▼
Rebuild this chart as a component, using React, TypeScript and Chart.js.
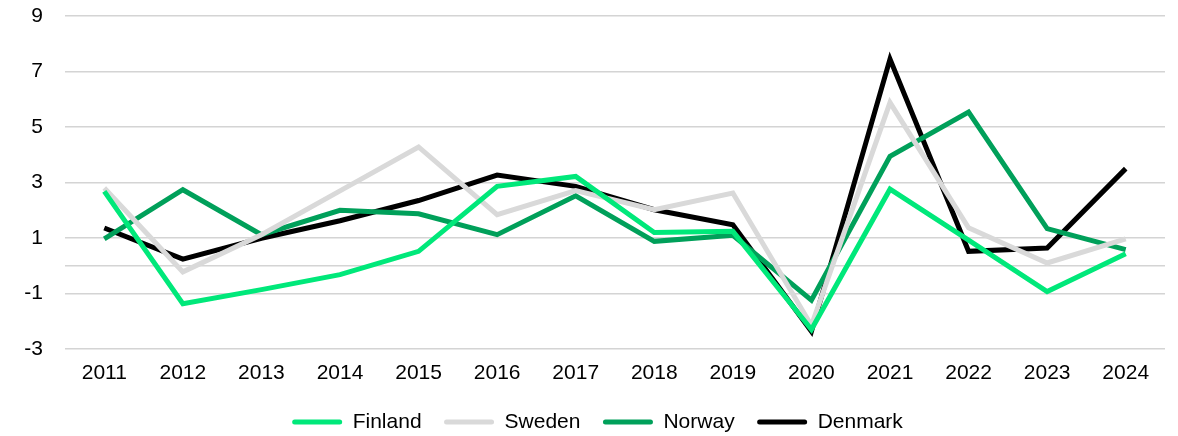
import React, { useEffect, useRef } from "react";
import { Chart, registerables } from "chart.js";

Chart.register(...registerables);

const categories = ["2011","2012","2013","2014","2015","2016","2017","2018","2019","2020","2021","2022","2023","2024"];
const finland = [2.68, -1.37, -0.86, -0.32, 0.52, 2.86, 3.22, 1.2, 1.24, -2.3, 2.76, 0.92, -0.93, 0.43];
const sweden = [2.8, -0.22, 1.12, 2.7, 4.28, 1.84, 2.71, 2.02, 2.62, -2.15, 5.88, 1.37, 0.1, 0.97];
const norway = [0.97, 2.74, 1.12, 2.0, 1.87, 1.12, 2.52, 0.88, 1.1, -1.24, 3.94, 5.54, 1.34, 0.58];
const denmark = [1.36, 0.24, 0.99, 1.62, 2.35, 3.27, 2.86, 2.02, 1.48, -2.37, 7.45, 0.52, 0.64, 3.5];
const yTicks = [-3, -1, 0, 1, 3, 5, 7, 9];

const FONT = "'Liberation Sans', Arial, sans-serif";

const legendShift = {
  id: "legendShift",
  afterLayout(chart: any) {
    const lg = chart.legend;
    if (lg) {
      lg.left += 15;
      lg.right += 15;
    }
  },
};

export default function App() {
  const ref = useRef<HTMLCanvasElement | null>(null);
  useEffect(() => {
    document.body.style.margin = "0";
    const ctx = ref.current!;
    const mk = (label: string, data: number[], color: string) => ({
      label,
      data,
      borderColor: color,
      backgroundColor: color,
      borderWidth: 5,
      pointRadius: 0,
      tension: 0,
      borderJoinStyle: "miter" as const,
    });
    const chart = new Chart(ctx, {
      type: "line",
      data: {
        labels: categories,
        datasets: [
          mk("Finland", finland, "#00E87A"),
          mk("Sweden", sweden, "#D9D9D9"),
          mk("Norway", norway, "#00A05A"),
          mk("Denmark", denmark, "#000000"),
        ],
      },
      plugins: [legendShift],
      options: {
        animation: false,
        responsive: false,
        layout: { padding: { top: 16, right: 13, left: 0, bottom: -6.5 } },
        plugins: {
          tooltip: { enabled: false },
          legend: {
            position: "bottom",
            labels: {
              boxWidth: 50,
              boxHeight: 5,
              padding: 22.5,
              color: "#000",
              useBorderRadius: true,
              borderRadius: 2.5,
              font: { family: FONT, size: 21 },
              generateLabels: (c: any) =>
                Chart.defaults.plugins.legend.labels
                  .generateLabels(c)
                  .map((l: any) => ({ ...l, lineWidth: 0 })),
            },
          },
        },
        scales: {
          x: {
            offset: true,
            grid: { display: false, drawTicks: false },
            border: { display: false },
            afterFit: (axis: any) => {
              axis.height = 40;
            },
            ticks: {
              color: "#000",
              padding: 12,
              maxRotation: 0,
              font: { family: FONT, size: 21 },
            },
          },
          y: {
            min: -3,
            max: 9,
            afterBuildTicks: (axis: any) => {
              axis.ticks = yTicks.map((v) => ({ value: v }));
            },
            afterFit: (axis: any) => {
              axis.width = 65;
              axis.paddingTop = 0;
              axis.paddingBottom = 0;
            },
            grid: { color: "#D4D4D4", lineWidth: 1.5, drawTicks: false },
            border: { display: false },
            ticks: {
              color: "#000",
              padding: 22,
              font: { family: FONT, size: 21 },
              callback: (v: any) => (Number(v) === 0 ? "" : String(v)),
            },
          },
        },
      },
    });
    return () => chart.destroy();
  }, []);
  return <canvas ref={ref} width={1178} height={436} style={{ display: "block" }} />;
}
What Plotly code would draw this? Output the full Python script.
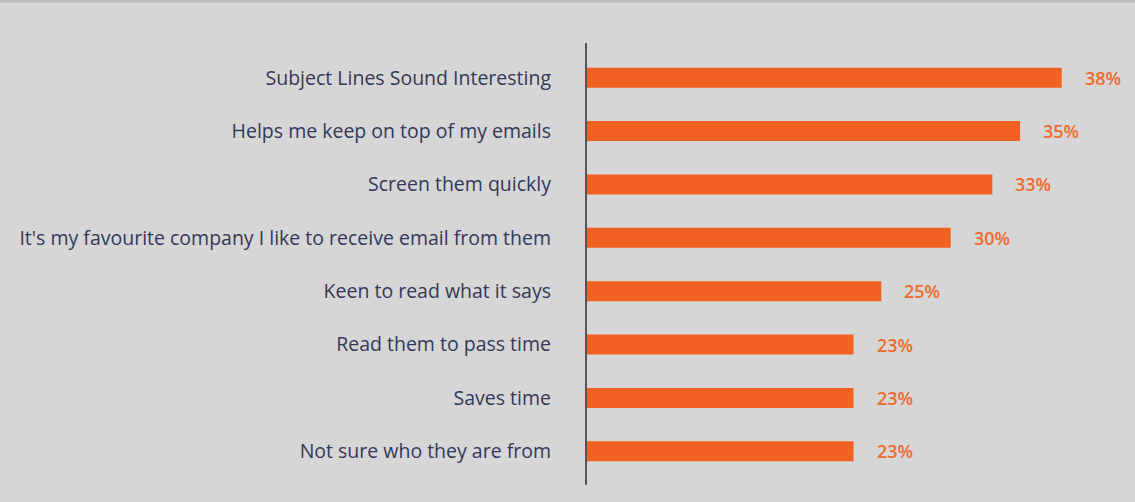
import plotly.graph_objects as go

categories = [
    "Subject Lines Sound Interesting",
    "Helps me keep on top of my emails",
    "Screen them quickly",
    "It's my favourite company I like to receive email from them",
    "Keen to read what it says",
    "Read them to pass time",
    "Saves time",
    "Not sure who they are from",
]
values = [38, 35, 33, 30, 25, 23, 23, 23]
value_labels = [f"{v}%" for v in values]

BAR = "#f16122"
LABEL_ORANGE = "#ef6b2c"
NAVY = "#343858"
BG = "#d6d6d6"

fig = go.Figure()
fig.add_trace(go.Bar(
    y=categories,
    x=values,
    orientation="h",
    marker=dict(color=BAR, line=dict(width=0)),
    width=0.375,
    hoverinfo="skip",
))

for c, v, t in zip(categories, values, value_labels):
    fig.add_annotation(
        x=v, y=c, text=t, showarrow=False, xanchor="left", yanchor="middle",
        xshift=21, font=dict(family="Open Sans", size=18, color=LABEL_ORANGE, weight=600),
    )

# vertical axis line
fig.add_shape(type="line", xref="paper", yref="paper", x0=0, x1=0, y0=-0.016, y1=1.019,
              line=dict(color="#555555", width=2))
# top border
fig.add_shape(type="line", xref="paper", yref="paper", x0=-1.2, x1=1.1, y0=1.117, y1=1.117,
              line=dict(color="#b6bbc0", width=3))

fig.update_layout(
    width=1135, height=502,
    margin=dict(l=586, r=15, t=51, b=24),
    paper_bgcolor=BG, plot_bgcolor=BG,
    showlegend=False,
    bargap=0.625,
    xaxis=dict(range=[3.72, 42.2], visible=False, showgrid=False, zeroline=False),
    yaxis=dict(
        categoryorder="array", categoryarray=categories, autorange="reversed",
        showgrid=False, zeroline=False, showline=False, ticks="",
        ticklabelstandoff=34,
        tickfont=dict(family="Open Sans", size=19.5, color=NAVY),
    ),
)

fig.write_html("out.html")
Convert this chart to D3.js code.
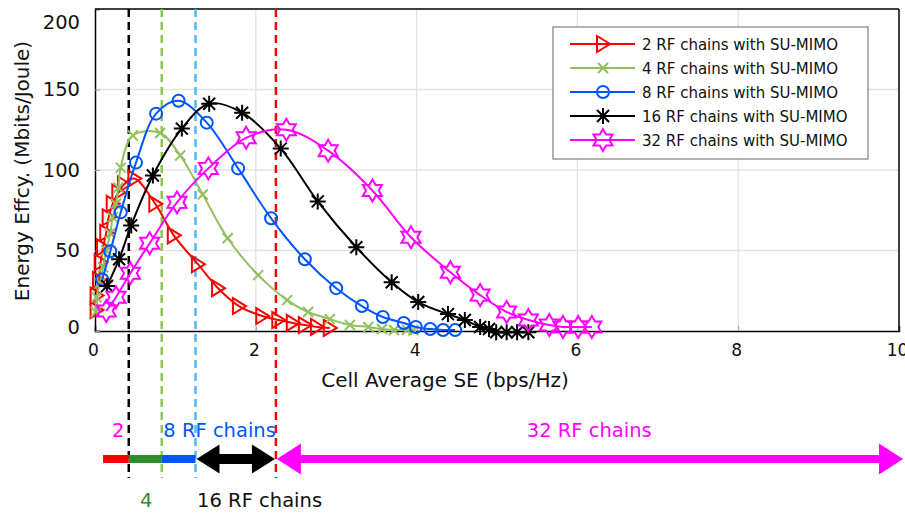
▲
__Task instructions__. Quote the data exactly, leaving every image out of the copy.

__Answer to the problem__.
Rebuild this chart as a component, using React, TypeScript and Chart.js.
import React, { useEffect, useRef } from "react";
import { Chart, registerables } from "chart.js";

Chart.register(...registerables);

const categories = ["2011","2012","2013","2014","2015","2016","2017","2018","2019","2020","2021","2022","2023","2024"];
const finland = [2.68, -1.37, -0.86, -0.32, 0.52, 2.86, 3.22, 1.2, 1.24, -2.3, 2.76, 0.92, -0.93, 0.43];
const sweden = [2.8, -0.22, 1.12, 2.7, 4.28, 1.84, 2.71, 2.02, 2.62, -2.15, 5.88, 1.37, 0.1, 0.97];
const norway = [0.97, 2.74, 1.12, 2.0, 1.87, 1.12, 2.52, 0.88, 1.1, -1.24, 3.94, 5.54, 1.34, 0.58];
const denmark = [1.36, 0.24, 0.99, 1.62, 2.35, 3.27, 2.86, 2.02, 1.48, -2.37, 7.45, 0.52, 0.64, 3.5];
const yTicks = [-3, -1, 0, 1, 3, 5, 7, 9];

const FONT = "'Liberation Sans', Arial, sans-serif";

const legendShift = {
  id: "legendShift",
  afterLayout(chart: any) {
    const lg = chart.legend;
    if (lg) {
      lg.left += 15;
      lg.right += 15;
    }
  },
};

export default function App() {
  const ref = useRef<HTMLCanvasElement | null>(null);
  useEffect(() => {
    document.body.style.margin = "0";
    const ctx = ref.current!;
    const mk = (label: string, data: number[], color: string) => ({
      label,
      data,
      borderColor: color,
      backgroundColor: color,
      borderWidth: 5,
      pointRadius: 0,
      tension: 0,
      borderJoinStyle: "miter" as const,
    });
    const chart = new Chart(ctx, {
      type: "line",
      data: {
        labels: categories,
        datasets: [
          mk("Finland", finland, "#00E87A"),
          mk("Sweden", sweden, "#D9D9D9"),
          mk("Norway", norway, "#00A05A"),
          mk("Denmark", denmark, "#000000"),
        ],
      },
      plugins: [legendShift],
      options: {
        animation: false,
        responsive: false,
        layout: { padding: { top: 16, right: 13, left: 0, bottom: -6.5 } },
        plugins: {
          tooltip: { enabled: false },
          legend: {
            position: "bottom",
            labels: {
              boxWidth: 50,
              boxHeight: 5,
              padding: 22.5,
              color: "#000",
              useBorderRadius: true,
              borderRadius: 2.5,
              font: { family: FONT, size: 21 },
              generateLabels: (c: any) =>
                Chart.defaults.plugins.legend.labels
                  .generateLabels(c)
                  .map((l: any) => ({ ...l, lineWidth: 0 })),
            },
          },
        },
        scales: {
          x: {
            offset: true,
            grid: { display: false, drawTicks: false },
            border: { display: false },
            afterFit: (axis: any) => {
              axis.height = 40;
            },
            ticks: {
              color: "#000",
              padding: 12,
              maxRotation: 0,
              font: { family: FONT, size: 21 },
            },
          },
          y: {
            min: -3,
            max: 9,
            afterBuildTicks: (axis: any) => {
              axis.ticks = yTicks.map((v) => ({ value: v }));
            },
            afterFit: (axis: any) => {
              axis.width = 65;
              axis.paddingTop = 0;
              axis.paddingBottom = 0;
            },
            grid: { color: "#D4D4D4", lineWidth: 1.5, drawTicks: false },
            border: { display: false },
            ticks: {
              color: "#000",
              padding: 22,
              font: { family: FONT, size: 21 },
              callback: (v: any) => (Number(v) === 0 ? "" : String(v)),
            },
          },
        },
      },
    });
    return () => chart.destroy();
  }, []);
  return <canvas ref={ref} width={1178} height={436} style={{ display: "block" }} />;
}
What Plotly code would draw this? Output the full Python script.
import plotly.graph_objects as go

categories = [
    "Subject Lines Sound Interesting",
    "Helps me keep on top of my emails",
    "Screen them quickly",
    "It's my favourite company I like to receive email from them",
    "Keen to read what it says",
    "Read them to pass time",
    "Saves time",
    "Not sure who they are from",
]
values = [38, 35, 33, 30, 25, 23, 23, 23]
value_labels = [f"{v}%" for v in values]

BAR = "#f16122"
LABEL_ORANGE = "#ef6b2c"
NAVY = "#343858"
BG = "#d6d6d6"

fig = go.Figure()
fig.add_trace(go.Bar(
    y=categories,
    x=values,
    orientation="h",
    marker=dict(color=BAR, line=dict(width=0)),
    width=0.375,
    hoverinfo="skip",
))

for c, v, t in zip(categories, values, value_labels):
    fig.add_annotation(
        x=v, y=c, text=t, showarrow=False, xanchor="left", yanchor="middle",
        xshift=21, font=dict(family="Open Sans", size=18, color=LABEL_ORANGE, weight=600),
    )

# vertical axis line
fig.add_shape(type="line", xref="paper", yref="paper", x0=0, x1=0, y0=-0.016, y1=1.019,
              line=dict(color="#555555", width=2))
# top border
fig.add_shape(type="line", xref="paper", yref="paper", x0=-1.2, x1=1.1, y0=1.117, y1=1.117,
              line=dict(color="#b6bbc0", width=3))

fig.update_layout(
    width=1135, height=502,
    margin=dict(l=586, r=15, t=51, b=24),
    paper_bgcolor=BG, plot_bgcolor=BG,
    showlegend=False,
    bargap=0.625,
    xaxis=dict(range=[3.72, 42.2], visible=False, showgrid=False, zeroline=False),
    yaxis=dict(
        categoryorder="array", categoryarray=categories, autorange="reversed",
        showgrid=False, zeroline=False, showline=False, ticks="",
        ticklabelstandoff=34,
        tickfont=dict(family="Open Sans", size=19.5, color=NAVY),
    ),
)

fig.write_html("out.html")
Convert this chart to D3.js code.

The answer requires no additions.